Stated problem
Using the material below, repeat exactly the lines from the one with "Write a component" through the one with "const fmt = (v: number) => v.toFixed(2);", ends included, without any images.

Dataset records
"""

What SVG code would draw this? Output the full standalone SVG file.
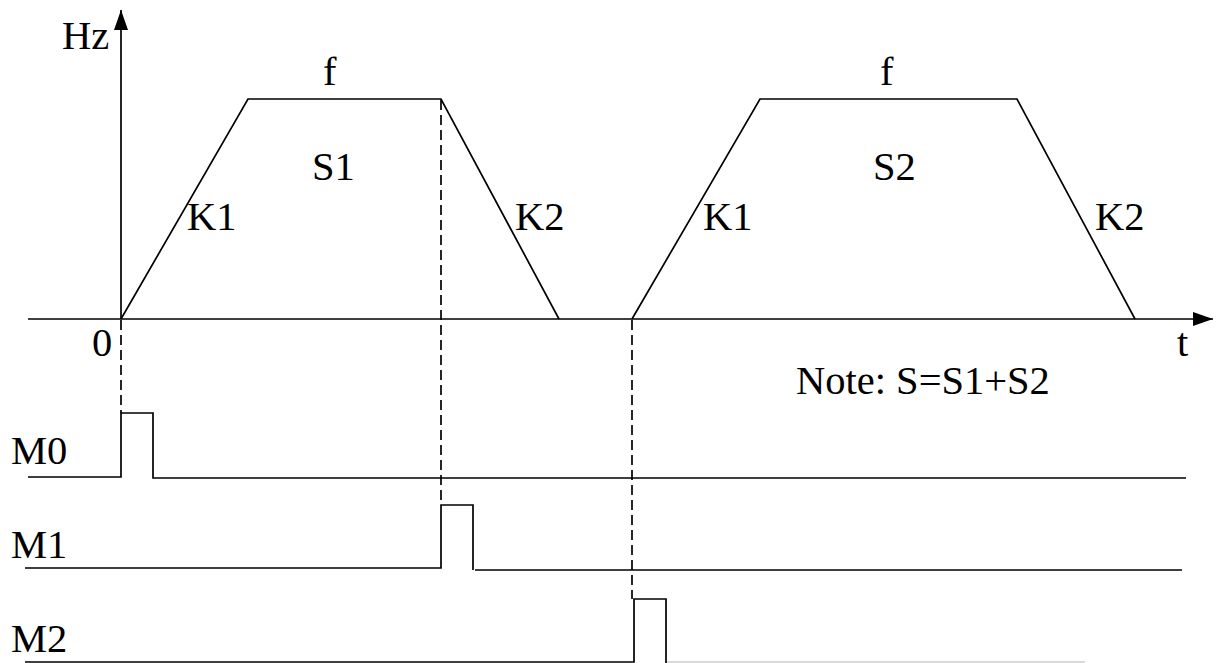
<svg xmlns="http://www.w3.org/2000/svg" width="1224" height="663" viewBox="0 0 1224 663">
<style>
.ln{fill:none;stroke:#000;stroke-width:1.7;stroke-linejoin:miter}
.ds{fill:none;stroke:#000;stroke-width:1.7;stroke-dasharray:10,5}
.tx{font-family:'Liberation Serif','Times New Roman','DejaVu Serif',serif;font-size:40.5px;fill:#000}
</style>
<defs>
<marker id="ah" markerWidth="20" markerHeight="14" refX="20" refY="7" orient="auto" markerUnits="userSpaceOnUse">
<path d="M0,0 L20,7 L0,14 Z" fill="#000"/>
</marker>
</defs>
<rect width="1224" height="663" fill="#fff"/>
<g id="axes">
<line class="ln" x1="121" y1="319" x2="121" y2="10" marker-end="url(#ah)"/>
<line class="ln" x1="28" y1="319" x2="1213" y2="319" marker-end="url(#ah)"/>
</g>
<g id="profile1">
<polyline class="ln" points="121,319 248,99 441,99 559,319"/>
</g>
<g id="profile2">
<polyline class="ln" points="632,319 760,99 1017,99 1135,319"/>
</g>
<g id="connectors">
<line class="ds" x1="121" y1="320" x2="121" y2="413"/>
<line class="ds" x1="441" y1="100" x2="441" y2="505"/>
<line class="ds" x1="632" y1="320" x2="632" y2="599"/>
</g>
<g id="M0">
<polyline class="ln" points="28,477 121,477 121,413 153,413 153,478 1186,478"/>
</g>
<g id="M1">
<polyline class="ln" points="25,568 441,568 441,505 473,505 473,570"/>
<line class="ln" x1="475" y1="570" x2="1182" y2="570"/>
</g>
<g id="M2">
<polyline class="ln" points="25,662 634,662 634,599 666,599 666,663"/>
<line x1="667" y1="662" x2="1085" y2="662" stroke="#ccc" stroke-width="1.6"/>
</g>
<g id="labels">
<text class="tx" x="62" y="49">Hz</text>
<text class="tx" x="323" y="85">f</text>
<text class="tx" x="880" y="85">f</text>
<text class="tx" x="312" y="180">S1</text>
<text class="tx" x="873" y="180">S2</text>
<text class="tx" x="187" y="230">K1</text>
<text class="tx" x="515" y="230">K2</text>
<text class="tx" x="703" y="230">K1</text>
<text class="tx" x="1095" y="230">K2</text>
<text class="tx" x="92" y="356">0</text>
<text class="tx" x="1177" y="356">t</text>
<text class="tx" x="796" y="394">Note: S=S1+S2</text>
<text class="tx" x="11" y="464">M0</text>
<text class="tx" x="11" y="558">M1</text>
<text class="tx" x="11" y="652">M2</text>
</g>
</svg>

"""
"""

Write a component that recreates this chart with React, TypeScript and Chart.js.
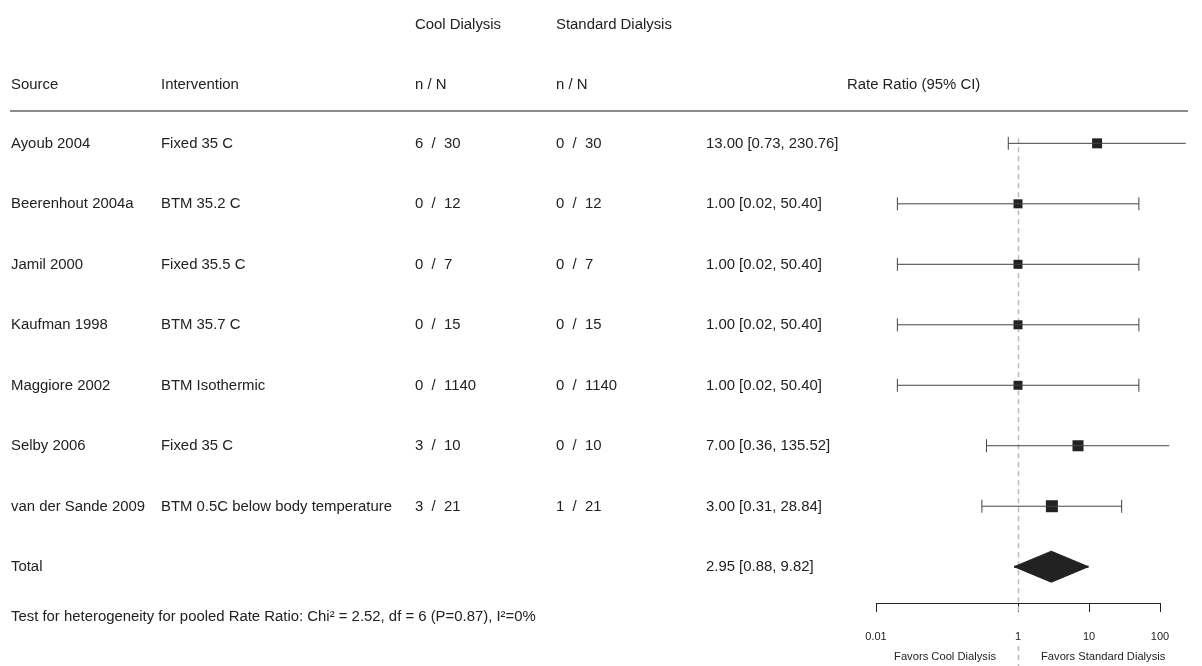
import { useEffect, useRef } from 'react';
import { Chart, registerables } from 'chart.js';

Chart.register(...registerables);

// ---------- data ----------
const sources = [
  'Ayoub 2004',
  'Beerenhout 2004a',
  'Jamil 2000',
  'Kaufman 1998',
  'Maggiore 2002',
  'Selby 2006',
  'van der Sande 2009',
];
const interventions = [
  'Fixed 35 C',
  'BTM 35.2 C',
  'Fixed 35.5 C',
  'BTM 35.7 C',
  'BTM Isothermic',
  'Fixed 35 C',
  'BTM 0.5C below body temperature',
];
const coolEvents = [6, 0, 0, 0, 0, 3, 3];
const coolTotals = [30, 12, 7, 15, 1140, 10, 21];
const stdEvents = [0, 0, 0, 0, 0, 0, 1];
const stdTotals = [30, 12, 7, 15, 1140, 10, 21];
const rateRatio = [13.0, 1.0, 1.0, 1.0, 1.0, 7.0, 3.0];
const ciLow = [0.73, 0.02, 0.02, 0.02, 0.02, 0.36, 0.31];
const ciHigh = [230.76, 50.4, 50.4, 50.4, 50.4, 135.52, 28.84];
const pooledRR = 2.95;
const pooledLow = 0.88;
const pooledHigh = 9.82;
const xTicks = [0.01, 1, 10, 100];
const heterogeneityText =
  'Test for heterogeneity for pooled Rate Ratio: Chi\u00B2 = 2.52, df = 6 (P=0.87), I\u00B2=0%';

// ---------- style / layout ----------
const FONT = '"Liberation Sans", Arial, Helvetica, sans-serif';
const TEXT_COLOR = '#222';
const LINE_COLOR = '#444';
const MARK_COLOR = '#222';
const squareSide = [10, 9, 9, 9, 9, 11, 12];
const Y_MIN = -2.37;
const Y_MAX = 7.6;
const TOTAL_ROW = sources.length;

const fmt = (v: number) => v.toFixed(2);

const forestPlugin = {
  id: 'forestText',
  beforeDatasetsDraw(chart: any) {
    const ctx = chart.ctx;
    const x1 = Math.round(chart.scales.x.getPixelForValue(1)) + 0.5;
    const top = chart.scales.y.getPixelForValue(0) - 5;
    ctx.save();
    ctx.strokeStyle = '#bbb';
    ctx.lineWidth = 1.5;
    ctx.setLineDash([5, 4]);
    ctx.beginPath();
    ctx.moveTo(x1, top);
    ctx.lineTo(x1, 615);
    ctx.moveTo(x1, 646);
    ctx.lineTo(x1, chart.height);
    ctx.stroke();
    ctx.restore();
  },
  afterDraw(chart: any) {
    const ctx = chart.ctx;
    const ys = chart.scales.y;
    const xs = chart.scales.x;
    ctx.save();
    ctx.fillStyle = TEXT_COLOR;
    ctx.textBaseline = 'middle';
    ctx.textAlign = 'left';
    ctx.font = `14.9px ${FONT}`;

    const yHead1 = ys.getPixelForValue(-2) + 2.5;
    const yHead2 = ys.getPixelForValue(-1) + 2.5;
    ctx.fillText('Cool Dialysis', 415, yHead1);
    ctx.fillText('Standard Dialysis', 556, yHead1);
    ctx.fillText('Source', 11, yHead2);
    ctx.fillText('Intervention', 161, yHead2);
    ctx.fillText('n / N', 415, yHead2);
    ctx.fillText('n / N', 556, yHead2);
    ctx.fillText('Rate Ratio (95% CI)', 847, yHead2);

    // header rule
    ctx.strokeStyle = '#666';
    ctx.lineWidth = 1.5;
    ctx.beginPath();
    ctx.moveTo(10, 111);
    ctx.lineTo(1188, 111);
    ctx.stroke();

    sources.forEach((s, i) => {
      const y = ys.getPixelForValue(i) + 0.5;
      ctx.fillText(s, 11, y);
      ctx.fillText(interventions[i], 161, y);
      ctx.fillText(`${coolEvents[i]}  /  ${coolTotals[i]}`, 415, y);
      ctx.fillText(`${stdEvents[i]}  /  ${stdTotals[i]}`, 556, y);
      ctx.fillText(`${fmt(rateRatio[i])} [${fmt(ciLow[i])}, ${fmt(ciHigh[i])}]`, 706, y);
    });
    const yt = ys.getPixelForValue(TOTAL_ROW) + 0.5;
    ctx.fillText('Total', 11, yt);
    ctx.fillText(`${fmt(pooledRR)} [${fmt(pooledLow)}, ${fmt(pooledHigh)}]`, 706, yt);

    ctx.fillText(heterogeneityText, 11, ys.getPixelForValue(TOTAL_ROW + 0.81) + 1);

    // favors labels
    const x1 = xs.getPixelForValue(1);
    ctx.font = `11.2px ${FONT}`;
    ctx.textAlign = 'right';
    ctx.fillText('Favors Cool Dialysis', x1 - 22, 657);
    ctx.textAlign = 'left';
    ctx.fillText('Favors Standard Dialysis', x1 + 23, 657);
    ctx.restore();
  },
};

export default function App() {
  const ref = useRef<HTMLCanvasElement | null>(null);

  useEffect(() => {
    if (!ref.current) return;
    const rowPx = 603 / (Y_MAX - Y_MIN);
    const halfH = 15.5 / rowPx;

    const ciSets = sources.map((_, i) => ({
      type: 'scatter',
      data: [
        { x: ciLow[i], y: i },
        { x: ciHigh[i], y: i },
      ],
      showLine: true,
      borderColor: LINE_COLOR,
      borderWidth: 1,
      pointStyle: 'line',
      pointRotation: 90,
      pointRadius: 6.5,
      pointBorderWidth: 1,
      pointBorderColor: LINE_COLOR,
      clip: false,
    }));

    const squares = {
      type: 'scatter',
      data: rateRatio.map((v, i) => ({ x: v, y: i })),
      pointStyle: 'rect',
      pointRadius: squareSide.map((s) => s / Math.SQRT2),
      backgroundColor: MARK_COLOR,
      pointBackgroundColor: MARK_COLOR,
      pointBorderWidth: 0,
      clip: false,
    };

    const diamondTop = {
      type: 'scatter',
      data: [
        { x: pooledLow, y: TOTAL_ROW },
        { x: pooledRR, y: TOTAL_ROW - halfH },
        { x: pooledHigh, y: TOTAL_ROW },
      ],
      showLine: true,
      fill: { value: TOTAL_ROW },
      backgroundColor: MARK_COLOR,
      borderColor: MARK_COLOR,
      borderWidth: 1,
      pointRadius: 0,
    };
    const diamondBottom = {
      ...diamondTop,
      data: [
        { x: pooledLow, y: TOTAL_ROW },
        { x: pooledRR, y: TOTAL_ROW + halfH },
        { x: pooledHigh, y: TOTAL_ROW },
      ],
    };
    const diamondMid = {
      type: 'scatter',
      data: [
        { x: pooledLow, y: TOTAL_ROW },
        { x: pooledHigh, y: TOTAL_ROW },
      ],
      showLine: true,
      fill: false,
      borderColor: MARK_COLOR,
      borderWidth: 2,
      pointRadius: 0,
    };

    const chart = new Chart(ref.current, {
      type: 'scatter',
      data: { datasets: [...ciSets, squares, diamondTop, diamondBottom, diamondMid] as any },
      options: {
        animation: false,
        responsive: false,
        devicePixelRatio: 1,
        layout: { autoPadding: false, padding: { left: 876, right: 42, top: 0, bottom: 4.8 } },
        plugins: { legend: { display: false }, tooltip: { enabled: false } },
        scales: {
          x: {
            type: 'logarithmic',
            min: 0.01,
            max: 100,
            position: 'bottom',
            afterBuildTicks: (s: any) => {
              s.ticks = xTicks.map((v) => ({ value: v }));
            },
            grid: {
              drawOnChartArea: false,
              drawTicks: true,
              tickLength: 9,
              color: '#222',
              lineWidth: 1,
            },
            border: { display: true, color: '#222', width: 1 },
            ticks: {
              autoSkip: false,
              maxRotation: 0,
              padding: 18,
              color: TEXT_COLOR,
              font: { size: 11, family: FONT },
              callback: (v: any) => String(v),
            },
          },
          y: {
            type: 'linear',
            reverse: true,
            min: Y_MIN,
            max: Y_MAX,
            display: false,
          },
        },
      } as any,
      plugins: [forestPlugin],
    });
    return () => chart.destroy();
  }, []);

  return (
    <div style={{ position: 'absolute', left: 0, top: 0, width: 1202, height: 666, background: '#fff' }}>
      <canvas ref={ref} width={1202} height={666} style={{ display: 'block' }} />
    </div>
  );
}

"""

Task answer
Write a component that recreates this chart with React, TypeScript and Chart.js.
import { useEffect, useRef } from 'react';
import { Chart, registerables } from 'chart.js';

Chart.register(...registerables);

// ---------- data ----------
const sources = [
  'Ayoub 2004',
  'Beerenhout 2004a',
  'Jamil 2000',
  'Kaufman 1998',
  'Maggiore 2002',
  'Selby 2006',
  'van der Sande 2009',
];
const interventions = [
  'Fixed 35 C',
  'BTM 35.2 C',
  'Fixed 35.5 C',
  'BTM 35.7 C',
  'BTM Isothermic',
  'Fixed 35 C',
  'BTM 0.5C below body temperature',
];
const coolEvents = [6, 0, 0, 0, 0, 3, 3];
const coolTotals = [30, 12, 7, 15, 1140, 10, 21];
const stdEvents = [0, 0, 0, 0, 0, 0, 1];
const stdTotals = [30, 12, 7, 15, 1140, 10, 21];
const rateRatio = [13.0, 1.0, 1.0, 1.0, 1.0, 7.0, 3.0];
const ciLow = [0.73, 0.02, 0.02, 0.02, 0.02, 0.36, 0.31];
const ciHigh = [230.76, 50.4, 50.4, 50.4, 50.4, 135.52, 28.84];
const pooledRR = 2.95;
const pooledLow = 0.88;
const pooledHigh = 9.82;
const xTicks = [0.01, 1, 10, 100];
const heterogeneityText =
  'Test for heterogeneity for pooled Rate Ratio: Chi\u00B2 = 2.52, df = 6 (P=0.87), I\u00B2=0%';

// ---------- style / layout ----------
const FONT = '"Liberation Sans", Arial, Helvetica, sans-serif';
const TEXT_COLOR = '#222';
const LINE_COLOR = '#444';
const MARK_COLOR = '#222';
const squareSide = [10, 9, 9, 9, 9, 11, 12];
const Y_MIN = -2.37;
const Y_MAX = 7.6;
const TOTAL_ROW = sources.length;

const fmt = (v: number) => v.toFixed(2);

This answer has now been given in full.